--- START OF INFORMATION SHOWN ---
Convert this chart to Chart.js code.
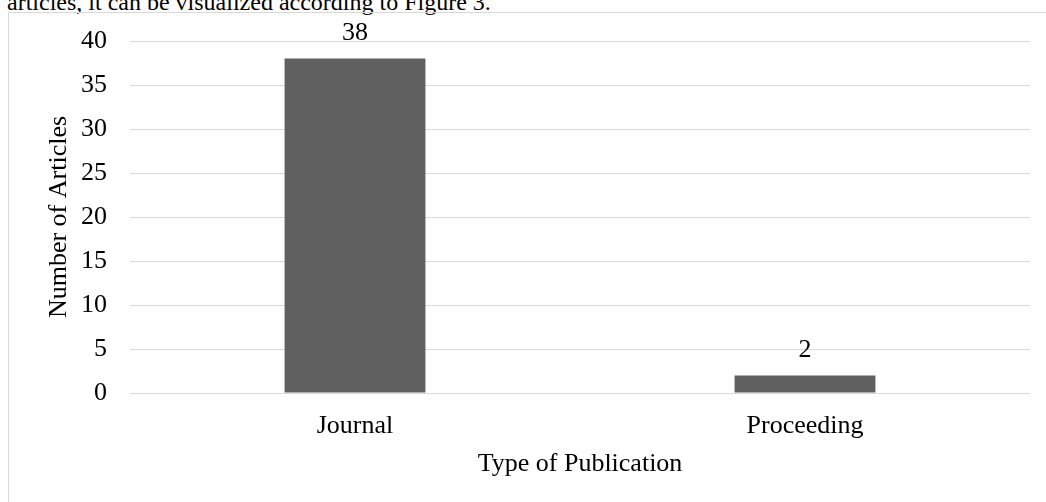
<!DOCTYPE html>
<html>
<head>
<meta charset="utf-8">
<script src="https://cdn.jsdelivr.net/npm/chart.js"></script>
<style>
    html, body { margin: 0; padding: 0; background: #fff; overflow: hidden; }
    body { width: 1046px; height: 502px; position: relative; }
    .lead {
        position: absolute; left: 7px; top: -10px;
        font: 24px/24px "Liberation Serif", "Times New Roman", serif;
        color: #000; white-space: nowrap;
    }
    .frame {
        position: absolute; left: 8px; top: 12px; width: 1100px; height: 600px;
        border-top: 1px solid #d9d9d9; border-left: 1px solid #d9d9d9;
    }
    #chartPublicaciones { position: absolute; left: 0; top: 0; }
</style>
</head>
<body>
<div class="lead">articles, it can be visualized according to Figure 3.</div>
<div class="frame"></div>
<canvas id="chartPublicaciones" width="1046" height="502"></canvas>
<script>
const categories = ["Journal", "Proceeding"];
const articleCounts = [38, 2];
const yTicks = [0, 5, 10, 15, 20, 25, 30, 35, 40];

const serif = "'Liberation Serif', 'Times New Roman', serif";

// numbers above each bar
const barValues = {
    id: "barValues",
    afterDatasetsDraw(chart) {
        const ctx = chart.ctx;
        const meta = chart.getDatasetMeta(0);
        ctx.save();
        ctx.font = "26px " + serif;
        ctx.fillStyle = "#000";
        ctx.textAlign = "center";
        ctx.textBaseline = "middle";
        meta.data.forEach((bar, i) => {
            ctx.fillText(String(articleCounts[i]), bar.x, bar.y - 25);
        });
        ctx.restore();
    }
};

new Chart(document.getElementById("chartPublicaciones"), {
    type: "bar",
    data: {
        labels: categories,
        datasets: [{
            data: articleCounts,
            backgroundColor: "#606060",
            categoryPercentage: 1,
            barPercentage: 0.313
        }]
    },
    options: {
        responsive: false,
        animation: false,
        layout: { padding: { top: 41, right: 16, left: 0, bottom: 0 } },
        plugins: {
            legend: { display: false },
            tooltip: { enabled: false }
        },
        scales: {
            x: {
                grid: { display: false, drawTicks: false },
                border: { display: false },
                ticks: { color: "#000", font: { family: serif, size: 26 }, padding: 18 },
                title: {
                    display: true,
                    text: "Type of Publication",
                    color: "#000",
                    font: { family: serif, size: 26 },
                    padding: { top: 0, bottom: 22 }
                },
                afterFit(scale) { scale.height = 109; }
            },
            y: {
                min: 0,
                max: 40,
                afterBuildTicks(scale) { scale.ticks = yTicks.map(v => ({ value: v })); },
                grid: { color: "#d9d9d9", lineWidth: 1, drawTicks: false },
                border: { display: false },
                ticks: { color: "#000", font: { family: serif, size: 26 }, padding: 23 },
                title: {
                    display: true,
                    text: "Number of Articles",
                    color: "#000",
                    font: { family: serif, size: 26 },
                    padding: { top: 44, bottom: 0 }
                },
                afterFit(scale) { scale.width = 130; }
            }
        }
    },
    plugins: [barValues]
});
</script>
</body>
</html>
--- END OF INFORMATION SHOWN ---
# TASK TO CARRY OUT
Your copy of the data above should match it exactly, except that pictures are left out.

# EXERCISE RESULT
Convert this chart to Chart.js code.
<!DOCTYPE html>
<html>
<head>
<meta charset="utf-8">
<script src="https://cdn.jsdelivr.net/npm/chart.js"></script>
<style>
    html, body { margin: 0; padding: 0; background: #fff; overflow: hidden; }
    body { width: 1046px; height: 502px; position: relative; }
    .lead {
        position: absolute; left: 7px; top: -10px;
        font: 24px/24px "Liberation Serif", "Times New Roman", serif;
        color: #000; white-space: nowrap;
    }
    .frame {
        position: absolute; left: 8px; top: 12px; width: 1100px; height: 600px;
        border-top: 1px solid #d9d9d9; border-left: 1px solid #d9d9d9;
    }
    #chartPublicaciones { position: absolute; left: 0; top: 0; }
</style>
</head>
<body>
<div class="lead">articles, it can be visualized according to Figure 3.</div>
<div class="frame"></div>
<canvas id="chartPublicaciones" width="1046" height="502"></canvas>
<script>
const categories = ["Journal", "Proceeding"];
const articleCounts = [38, 2];
const yTicks = [0, 5, 10, 15, 20, 25, 30, 35, 40];

const serif = "'Liberation Serif', 'Times New Roman', serif";

// numbers above each bar
const barValues = {
    id: "barValues",
    afterDatasetsDraw(chart) {
        const ctx = chart.ctx;
        const meta = chart.getDatasetMeta(0);
        ctx.save();
        ctx.font = "26px " + serif;
        ctx.fillStyle = "#000";
        ctx.textAlign = "center";
        ctx.textBaseline = "middle";
        meta.data.forEach((bar, i) => {
            ctx.fillText(String(articleCounts[i]), bar.x, bar.y - 25);
        });
        ctx.restore();
    }
};

new Chart(document.getElementById("chartPublicaciones"), {
    type: "bar",
    data: {
        labels: categories,
        datasets: [{
            data: articleCounts,
            backgroundColor: "#606060",
            categoryPercentage: 1,
            barPercentage: 0.313
        }]
    },
    options: {
        responsive: false,
        animation: false,
        layout: { padding: { top: 41, right: 16, left: 0, bottom: 0 } },
        plugins: {
            legend: { display: false },
            tooltip: { enabled: false }
        },
        scales: {
            x: {
                grid: { display: false, drawTicks: false },
                border: { display: false },
                ticks: { color: "#000", font: { family: serif, size: 26 }, padding: 18 },
                title: {
                    display: true,
                    text: "Type of Publication",
                    color: "#000",
                    font: { family: serif, size: 26 },
                    padding: { top: 0, bottom: 22 }
                },
                afterFit(scale) { scale.height = 109; }
            },
            y: {
                min: 0,
                max: 40,
                afterBuildTicks(scale) { scale.ticks = yTicks.map(v => ({ value: v })); },
                grid: { color: "#d9d9d9", lineWidth: 1, drawTicks: false },
                border: { display: false },
                ticks: { color: "#000", font: { family: serif, size: 26 }, padding: 23 },
                title: {
                    display: true,
                    text: "Number of Articles",
                    color: "#000",
                    font: { family: serif, size: 26 },
                    padding: { top: 44, bottom: 0 }
                },
                afterFit(scale) { scale.width = 130; }
            }
        }
    },
    plugins: [barValues]
});
</script>
</body>
</html>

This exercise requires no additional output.